Q3 2025 earnings summary

23 Dec, 2025

Executive summary

  • Q3 FY25 sales rose 17.2% year-over-year to $207.8M, driven by acquisitions despite an 8.1% organic decline; highest sales since refrigeration business divestiture.

  • Record adjusted gross margin of 42.3% (up 230 bps YOY) and adjusted operating margin of 19.4% (up 280 bps YOY).

  • Fast growth end markets now 29% of total sales, with new product sales doubling YOY to $13.4M and contributing over 2% to top-line sales.

  • Major acquisitions included Amran/Narayan Group and McStarlite, with integration progressing well and expanding aerospace, space, and defense capabilities.

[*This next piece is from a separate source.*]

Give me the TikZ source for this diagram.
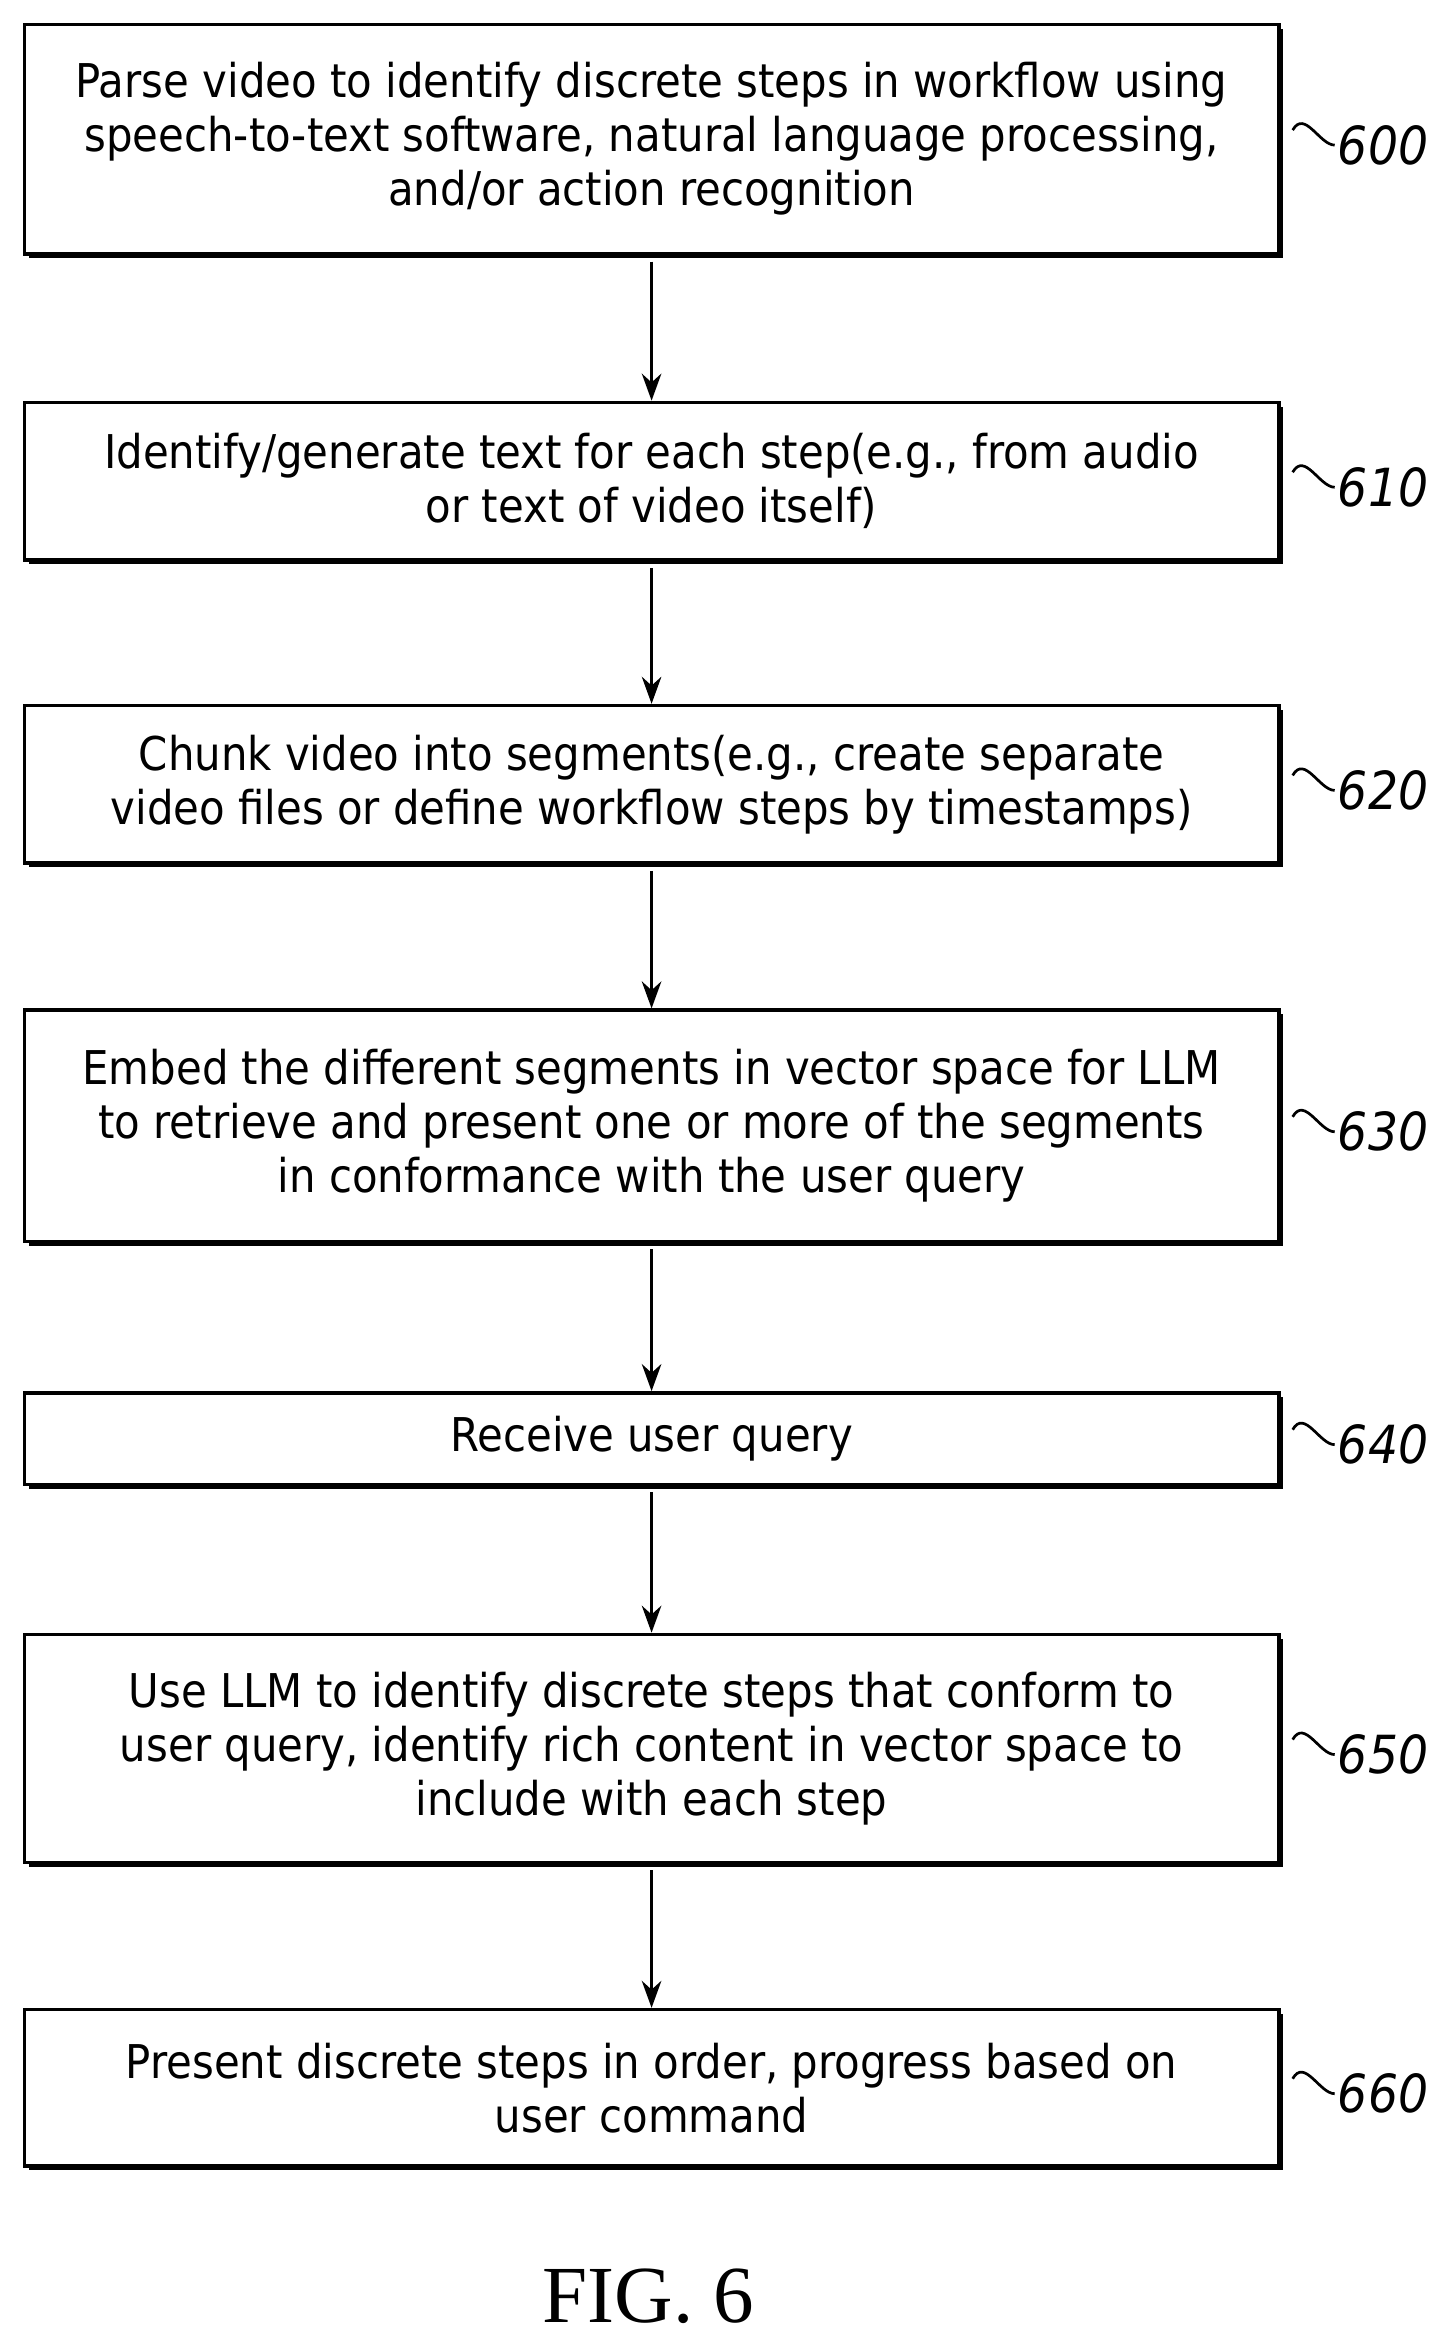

  • Free cash flow declined to $3.5M from $19.3M YOY due to higher capital expenditures and acquisition activity.

Financial highlights

  • Adjusted operating income up 37.3% YOY to $40.3M; adjusted EPS up 3.7% to $1.95; adjusted EBITDA rose 31.3% YOY to $45.3M.

  • Net income from continuing operations (GAAP) was $21.9M, up 37.6% YOY; adjusted net income was $23.5M, up 5.6% YOY.

  • Net cash from operations was $9.6M; capital expenditures $6.1M in Q3; FY25 capex expected between $25M and $30M.

  • Net debt at quarter-end was $470.4M, up sharply from $10.0M YOY, reflecting acquisition financing; leverage ratio at 2.8x.

  • Dividend per share increased 6.7% YOY to $0.32; 243rd consecutive quarterly dividend declared.

Outlook and guidance

  • Q4 FY25 expected to see slightly to moderately higher revenue and adjusted operating margin, driven by acquisitions, fast growth markets, and pricing initiatives.

  • Long-term targets for FY2028: sales >$1.15B, adjusted operating margin >23%, ROIC >15.5%, and fast growth market sales >$340M.

  • Organic growth expected to return in FY2026, especially in Electronics and Engineering Technologies.

  • Margin improvement in Q4 to be partially offset by higher tariff costs and increased investment in selling, marketing, and R&D.

  • Capital spending for FY25 projected at $25M–$35M; depreciation and amortization expected at $20–$22M and $12.5–$14.5M, respectively.